(Excerpt from a dataset)
**********

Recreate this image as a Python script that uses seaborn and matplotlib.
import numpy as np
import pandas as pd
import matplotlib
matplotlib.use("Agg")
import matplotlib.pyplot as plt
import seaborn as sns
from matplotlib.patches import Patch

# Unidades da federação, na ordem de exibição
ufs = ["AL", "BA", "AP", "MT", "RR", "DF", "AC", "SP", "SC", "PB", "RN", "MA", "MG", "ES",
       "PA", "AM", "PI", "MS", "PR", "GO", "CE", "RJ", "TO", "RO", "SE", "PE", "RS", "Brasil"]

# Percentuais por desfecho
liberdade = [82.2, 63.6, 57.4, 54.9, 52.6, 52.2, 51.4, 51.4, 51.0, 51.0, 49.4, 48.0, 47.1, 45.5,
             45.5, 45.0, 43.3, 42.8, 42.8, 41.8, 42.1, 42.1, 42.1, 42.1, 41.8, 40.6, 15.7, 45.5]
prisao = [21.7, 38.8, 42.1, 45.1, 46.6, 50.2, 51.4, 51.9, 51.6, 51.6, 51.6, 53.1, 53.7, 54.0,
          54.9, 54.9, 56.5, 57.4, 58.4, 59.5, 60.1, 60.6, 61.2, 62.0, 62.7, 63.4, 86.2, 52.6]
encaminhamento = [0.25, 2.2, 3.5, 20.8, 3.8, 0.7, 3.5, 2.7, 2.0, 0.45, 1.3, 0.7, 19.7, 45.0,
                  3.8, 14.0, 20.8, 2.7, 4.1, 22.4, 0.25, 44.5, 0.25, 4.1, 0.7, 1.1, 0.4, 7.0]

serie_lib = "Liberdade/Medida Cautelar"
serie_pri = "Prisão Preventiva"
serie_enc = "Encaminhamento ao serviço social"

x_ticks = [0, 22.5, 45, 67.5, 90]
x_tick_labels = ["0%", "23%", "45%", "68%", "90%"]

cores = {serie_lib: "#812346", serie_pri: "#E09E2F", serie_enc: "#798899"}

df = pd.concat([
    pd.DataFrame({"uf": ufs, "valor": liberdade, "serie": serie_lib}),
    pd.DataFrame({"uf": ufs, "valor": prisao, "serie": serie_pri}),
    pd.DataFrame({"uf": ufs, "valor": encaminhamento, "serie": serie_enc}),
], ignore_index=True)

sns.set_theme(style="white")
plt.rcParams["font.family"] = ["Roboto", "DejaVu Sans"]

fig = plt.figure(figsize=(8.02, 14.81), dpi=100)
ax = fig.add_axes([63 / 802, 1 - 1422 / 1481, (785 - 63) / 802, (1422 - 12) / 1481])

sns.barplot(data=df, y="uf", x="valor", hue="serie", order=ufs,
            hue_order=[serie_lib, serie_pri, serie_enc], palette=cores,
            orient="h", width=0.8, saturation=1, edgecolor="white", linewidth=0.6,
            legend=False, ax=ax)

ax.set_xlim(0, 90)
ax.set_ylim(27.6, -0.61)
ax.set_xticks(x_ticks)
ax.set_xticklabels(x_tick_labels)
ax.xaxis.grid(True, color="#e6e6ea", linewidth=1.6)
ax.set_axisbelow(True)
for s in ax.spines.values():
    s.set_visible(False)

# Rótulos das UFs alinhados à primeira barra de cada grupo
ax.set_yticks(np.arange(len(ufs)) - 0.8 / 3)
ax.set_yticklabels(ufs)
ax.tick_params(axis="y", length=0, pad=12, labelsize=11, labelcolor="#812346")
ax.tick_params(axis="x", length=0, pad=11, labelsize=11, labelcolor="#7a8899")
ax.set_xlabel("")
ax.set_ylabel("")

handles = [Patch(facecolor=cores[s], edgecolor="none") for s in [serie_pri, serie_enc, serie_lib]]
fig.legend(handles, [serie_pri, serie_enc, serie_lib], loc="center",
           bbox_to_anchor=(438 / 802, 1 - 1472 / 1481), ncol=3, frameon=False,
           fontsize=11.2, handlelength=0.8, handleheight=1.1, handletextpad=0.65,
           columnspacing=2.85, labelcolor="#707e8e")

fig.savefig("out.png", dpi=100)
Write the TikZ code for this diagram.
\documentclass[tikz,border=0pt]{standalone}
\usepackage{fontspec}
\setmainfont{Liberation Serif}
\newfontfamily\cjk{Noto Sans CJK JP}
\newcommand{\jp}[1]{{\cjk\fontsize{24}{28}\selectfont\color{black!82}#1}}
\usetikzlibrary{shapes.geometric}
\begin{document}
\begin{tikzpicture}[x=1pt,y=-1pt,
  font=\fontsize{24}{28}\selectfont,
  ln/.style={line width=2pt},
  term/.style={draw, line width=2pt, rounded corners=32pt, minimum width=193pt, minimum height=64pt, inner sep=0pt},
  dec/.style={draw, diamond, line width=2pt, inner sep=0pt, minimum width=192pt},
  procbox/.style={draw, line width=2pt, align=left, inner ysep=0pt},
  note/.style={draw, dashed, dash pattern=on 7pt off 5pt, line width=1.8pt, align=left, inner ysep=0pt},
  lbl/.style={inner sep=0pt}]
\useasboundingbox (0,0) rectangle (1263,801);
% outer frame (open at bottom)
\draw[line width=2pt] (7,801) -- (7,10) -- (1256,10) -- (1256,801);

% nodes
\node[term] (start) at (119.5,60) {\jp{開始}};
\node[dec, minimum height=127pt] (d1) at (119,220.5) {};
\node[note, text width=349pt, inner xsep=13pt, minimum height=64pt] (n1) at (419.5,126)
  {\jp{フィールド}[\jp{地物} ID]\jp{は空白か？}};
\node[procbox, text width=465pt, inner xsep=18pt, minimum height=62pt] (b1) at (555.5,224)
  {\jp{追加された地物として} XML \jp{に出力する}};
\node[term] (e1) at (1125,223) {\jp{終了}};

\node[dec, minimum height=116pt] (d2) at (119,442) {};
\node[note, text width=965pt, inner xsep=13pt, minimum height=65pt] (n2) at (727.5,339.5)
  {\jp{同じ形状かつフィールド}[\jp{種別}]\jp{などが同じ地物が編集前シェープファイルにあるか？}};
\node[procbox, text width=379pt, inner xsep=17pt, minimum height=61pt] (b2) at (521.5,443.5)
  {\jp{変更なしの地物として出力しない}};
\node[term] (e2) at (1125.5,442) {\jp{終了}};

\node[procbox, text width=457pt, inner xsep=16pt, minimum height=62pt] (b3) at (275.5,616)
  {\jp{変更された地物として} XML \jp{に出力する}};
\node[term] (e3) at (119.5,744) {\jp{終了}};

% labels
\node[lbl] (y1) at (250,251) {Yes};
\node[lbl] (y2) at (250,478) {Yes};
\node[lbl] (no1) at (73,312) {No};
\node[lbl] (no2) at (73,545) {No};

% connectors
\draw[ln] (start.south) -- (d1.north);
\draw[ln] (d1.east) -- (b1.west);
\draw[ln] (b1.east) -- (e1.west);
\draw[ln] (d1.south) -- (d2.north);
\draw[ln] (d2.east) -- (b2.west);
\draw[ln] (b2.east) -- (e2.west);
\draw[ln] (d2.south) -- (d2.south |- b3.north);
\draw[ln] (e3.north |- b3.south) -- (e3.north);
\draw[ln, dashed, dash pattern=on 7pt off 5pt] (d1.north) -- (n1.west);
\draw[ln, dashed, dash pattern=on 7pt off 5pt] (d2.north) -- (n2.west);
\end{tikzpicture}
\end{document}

**********

> [Work to do]
Repeat the data verbatim.

> [Result]
Recreate this image as a Python script that uses seaborn and matplotlib.
import numpy as np
import pandas as pd
import matplotlib
matplotlib.use("Agg")
import matplotlib.pyplot as plt
import seaborn as sns
from matplotlib.patches import Patch

# Unidades da federação, na ordem de exibição
ufs = ["AL", "BA", "AP", "MT", "RR", "DF", "AC", "SP", "SC", "PB", "RN", "MA", "MG", "ES",
       "PA", "AM", "PI", "MS", "PR", "GO", "CE", "RJ", "TO", "RO", "SE", "PE", "RS", "Brasil"]

# Percentuais por desfecho
liberdade = [82.2, 63.6, 57.4, 54.9, 52.6, 52.2, 51.4, 51.4, 51.0, 51.0, 49.4, 48.0, 47.1, 45.5,
             45.5, 45.0, 43.3, 42.8, 42.8, 41.8, 42.1, 42.1, 42.1, 42.1, 41.8, 40.6, 15.7, 45.5]
prisao = [21.7, 38.8, 42.1, 45.1, 46.6, 50.2, 51.4, 51.9, 51.6, 51.6, 51.6, 53.1, 53.7, 54.0,
          54.9, 54.9, 56.5, 57.4, 58.4, 59.5, 60.1, 60.6, 61.2, 62.0, 62.7, 63.4, 86.2, 52.6]
encaminhamento = [0.25, 2.2, 3.5, 20.8, 3.8, 0.7, 3.5, 2.7, 2.0, 0.45, 1.3, 0.7, 19.7, 45.0,
                  3.8, 14.0, 20.8, 2.7, 4.1, 22.4, 0.25, 44.5, 0.25, 4.1, 0.7, 1.1, 0.4, 7.0]

serie_lib = "Liberdade/Medida Cautelar"
serie_pri = "Prisão Preventiva"
serie_enc = "Encaminhamento ao serviço social"

x_ticks = [0, 22.5, 45, 67.5, 90]
x_tick_labels = ["0%", "23%", "45%", "68%", "90%"]

cores = {serie_lib: "#812346", serie_pri: "#E09E2F", serie_enc: "#798899"}

df = pd.concat([
    pd.DataFrame({"uf": ufs, "valor": liberdade, "serie": serie_lib}),
    pd.DataFrame({"uf": ufs, "valor": prisao, "serie": serie_pri}),
    pd.DataFrame({"uf": ufs, "valor": encaminhamento, "serie": serie_enc}),
], ignore_index=True)

sns.set_theme(style="white")
plt.rcParams["font.family"] = ["Roboto", "DejaVu Sans"]

fig = plt.figure(figsize=(8.02, 14.81), dpi=100)
ax = fig.add_axes([63 / 802, 1 - 1422 / 1481, (785 - 63) / 802, (1422 - 12) / 1481])

sns.barplot(data=df, y="uf", x="valor", hue="serie", order=ufs,
            hue_order=[serie_lib, serie_pri, serie_enc], palette=cores,
            orient="h", width=0.8, saturation=1, edgecolor="white", linewidth=0.6,
            legend=False, ax=ax)

ax.set_xlim(0, 90)
ax.set_ylim(27.6, -0.61)
ax.set_xticks(x_ticks)
ax.set_xticklabels(x_tick_labels)
ax.xaxis.grid(True, color="#e6e6ea", linewidth=1.6)
ax.set_axisbelow(True)
for s in ax.spines.values():
    s.set_visible(False)

# Rótulos das UFs alinhados à primeira barra de cada grupo
ax.set_yticks(np.arange(len(ufs)) - 0.8 / 3)
ax.set_yticklabels(ufs)
ax.tick_params(axis="y", length=0, pad=12, labelsize=11, labelcolor="#812346")
ax.tick_params(axis="x", length=0, pad=11, labelsize=11, labelcolor="#7a8899")
ax.set_xlabel("")
ax.set_ylabel("")

handles = [Patch(facecolor=cores[s], edgecolor="none") for s in [serie_pri, serie_enc, serie_lib]]
fig.legend(handles, [serie_pri, serie_enc, serie_lib], loc="center",
           bbox_to_anchor=(438 / 802, 1 - 1472 / 1481), ncol=3, frameon=False,
           fontsize=11.2, handlelength=0.8, handleheight=1.1, handletextpad=0.65,
           columnspacing=2.85, labelcolor="#707e8e")

fig.savefig("out.png", dpi=100)
Write the TikZ code for this diagram.
\documentclass[tikz,border=0pt]{standalone}
\usepackage{fontspec}
\setmainfont{Liberation Serif}
\newfontfamily\cjk{Noto Sans CJK JP}
\newcommand{\jp}[1]{{\cjk\fontsize{24}{28}\selectfont\color{black!82}#1}}
\usetikzlibrary{shapes.geometric}
\begin{document}
\begin{tikzpicture}[x=1pt,y=-1pt,
  font=\fontsize{24}{28}\selectfont,
  ln/.style={line width=2pt},
  term/.style={draw, line width=2pt, rounded corners=32pt, minimum width=193pt, minimum height=64pt, inner sep=0pt},
  dec/.style={draw, diamond, line width=2pt, inner sep=0pt, minimum width=192pt},
  procbox/.style={draw, line width=2pt, align=left, inner ysep=0pt},
  note/.style={draw, dashed, dash pattern=on 7pt off 5pt, line width=1.8pt, align=left, inner ysep=0pt},
  lbl/.style={inner sep=0pt}]
\useasboundingbox (0,0) rectangle (1263,801);
% outer frame (open at bottom)
\draw[line width=2pt] (7,801) -- (7,10) -- (1256,10) -- (1256,801);

% nodes
\node[term] (start) at (119.5,60) {\jp{開始}};
\node[dec, minimum height=127pt] (d1) at (119,220.5) {};
\node[note, text width=349pt, inner xsep=13pt, minimum height=64pt] (n1) at (419.5,126)
  {\jp{フィールド}[\jp{地物} ID]\jp{は空白か？}};
\node[procbox, text width=465pt, inner xsep=18pt, minimum height=62pt] (b1) at (555.5,224)
  {\jp{追加された地物として} XML \jp{に出力する}};
\node[term] (e1) at (1125,223) {\jp{終了}};

\node[dec, minimum height=116pt] (d2) at (119,442) {};
\node[note, text width=965pt, inner xsep=13pt, minimum height=65pt] (n2) at (727.5,339.5)
  {\jp{同じ形状かつフィールド}[\jp{種別}]\jp{などが同じ地物が編集前シェープファイルにあるか？}};
\node[procbox, text width=379pt, inner xsep=17pt, minimum height=61pt] (b2) at (521.5,443.5)
  {\jp{変更なしの地物として出力しない}};
\node[term] (e2) at (1125.5,442) {\jp{終了}};

\node[procbox, text width=457pt, inner xsep=16pt, minimum height=62pt] (b3) at (275.5,616)
  {\jp{変更された地物として} XML \jp{に出力する}};
\node[term] (e3) at (119.5,744) {\jp{終了}};

% labels
\node[lbl] (y1) at (250,251) {Yes};
\node[lbl] (y2) at (250,478) {Yes};
\node[lbl] (no1) at (73,312) {No};
\node[lbl] (no2) at (73,545) {No};

% connectors
\draw[ln] (start.south) -- (d1.north);
\draw[ln] (d1.east) -- (b1.west);
\draw[ln] (b1.east) -- (e1.west);
\draw[ln] (d1.south) -- (d2.north);
\draw[ln] (d2.east) -- (b2.west);
\draw[ln] (b2.east) -- (e2.west);
\draw[ln] (d2.south) -- (d2.south |- b3.north);
\draw[ln] (e3.north |- b3.south) -- (e3.north);
\draw[ln, dashed, dash pattern=on 7pt off 5pt] (d1.north) -- (n1.west);
\draw[ln, dashed, dash pattern=on 7pt off 5pt] (d2.north) -- (n2.west);
\end{tikzpicture}
\end{document}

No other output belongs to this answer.